Marriott's March Madness Play Is Really About Something Else Entirely
Marriott's splashy NCAA campaign looks like sports marketing. It's actually a loyalty enrollment machine disguised as basketball content... and if you're a GM at a Marriott property, you need to understand what that means for your front desk next week.
I watched a brand VP give a presentation once about "experiential marketing activations" and after 45 minutes of slides, a franchise owner in the third row raised his hand and asked, "But does it put heads in beds?" The room went quiet. The VP stammered something about "brand halo effect." The owner said, "So... no?" That's the question I keep coming back to with Marriott Bonvoy's "Where Gameday Checks In" campaign.
Let me be clear about what this actually is. Marriott is running 30-second and 15-second spots during March Madness broadcasts, launching a four-episode podcast with a WNBA star and a sports journalist, offering a one-point redemption for a four-night stay at a Sheraton in Phoenix during the Women's Final Four, and running sweepstakes through Instagram. They've got celebrity athletes, college coaches, and a filmmaking duo directing the commercials. It's big. It's expensive. And the real play isn't basketball... it's Bonvoy enrollment. Every sweepstakes entry requires Bonvoy membership. Every activation funnels back to the loyalty program.
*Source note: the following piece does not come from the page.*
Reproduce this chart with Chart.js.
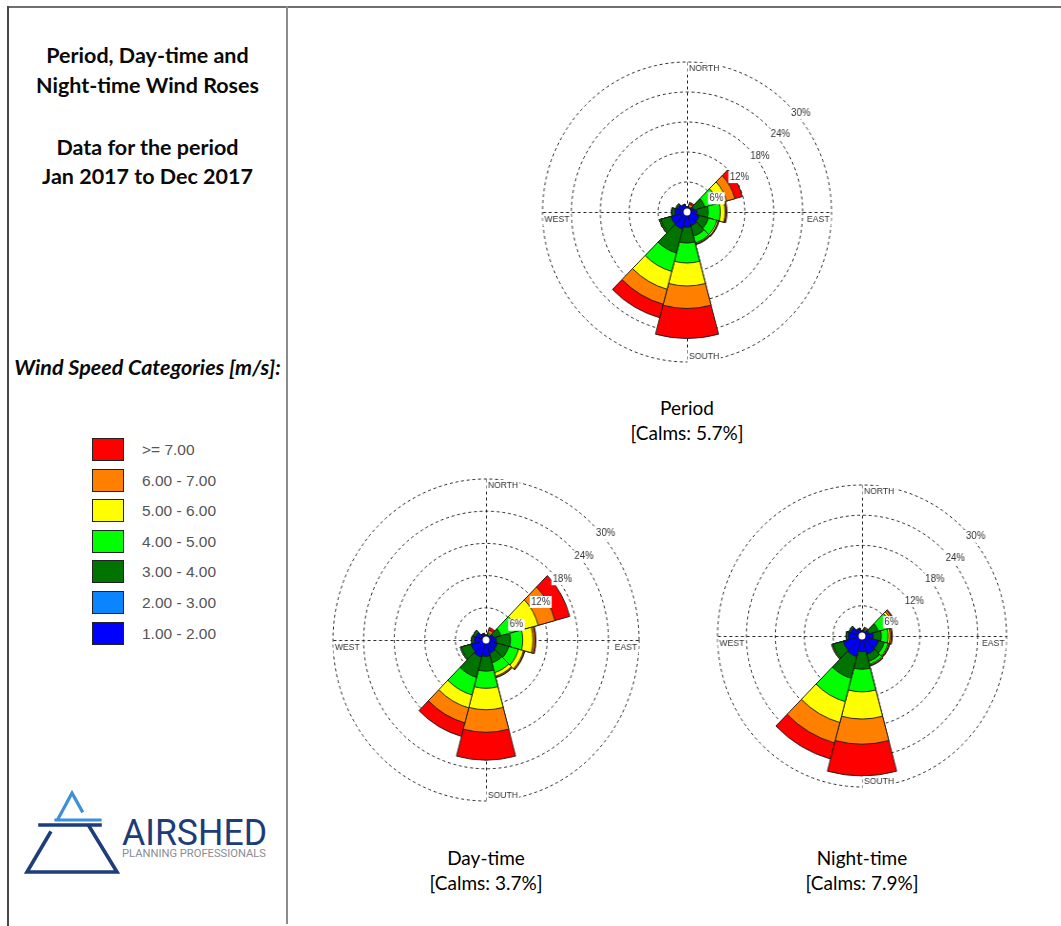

Marriott has 196 million members and they want more. That's the math underneath the madness.
Here's what nobody's telling you. The 2024 version of this campaign (they called it "Game Day Rituals") reportedly delivered ads that were 333% more effective than the average NCAA tournament travel advertiser. That's a real number and it's impressive. But "effective" in marketing-speak means people watched it and remembered the brand. It doesn't mean they booked a room. Those are very different metrics, and the gap between them is where a lot of marketing dollars go to die. I've seen this movie before... brand spends seven figures on awareness, loyalty enrollment ticks up, and the GM at a 250-key Courtyard in Indianapolis gets a surge of one-night Bonvoy redemption stays during tournament weekend at rates that are 30-40% below what they could have sold those rooms for on the open market. The brand counts a win. The property P&L tells a different story.
Now look... I'm not saying sports marketing doesn't work. It does. Marriott's positioning as the official hotel partner of the NCAA and U.S. Soccer gives them visibility that competitors can't buy. And the FIFA World Cup tie-in this year is genuinely smart long-term thinking. Sports tourists stay nearly three days longer and spend roughly 20% more per day than typical travelers. That's real money. The question is whether that money flows to the properties or stays at the brand level as "loyalty ecosystem value" that shows up beautifully in Marriott's investor deck but doesn't move your GOP. If you're a franchisee, you're paying for this through your marketing contribution and loyalty assessments. You deserve to know what the actual return looks like at property level, not portfolio level.
The part that should concern operators is the one-point redemption stunt. One Bonvoy point for a four-night suite stay at the Sheraton Phoenix Downtown. I understand it's a promotional gimmick... one winner, huge PR value. But it sets an expectation in consumers' minds about what points are "worth," and it trains the market to see hotel rooms as prizes rather than products. Every time a brand gives away inventory for essentially nothing, it chips away at the perceived value of what we sell. I've been doing this 40 years. The hardest thing in this business isn't filling rooms. It's convincing people that a hotel room is worth what it costs. Campaigns like this make that job harder, one Instagram post at a time.
If you're a GM at a Marriott-branded property in a tournament host city (or anywhere near one), pull your redemption pace report right now. Compare your Bonvoy redemption room nights against what those rooms would yield at current market rates. Know your displacement cost before your revenue manager gets surprised by it. And when your DOS tells you "the March Madness campaign is driving awareness," ask them to show you the conversion to actual paid bookings at your property. Awareness without revenue is a billboard... and you're the one paying for it through your franchise fees.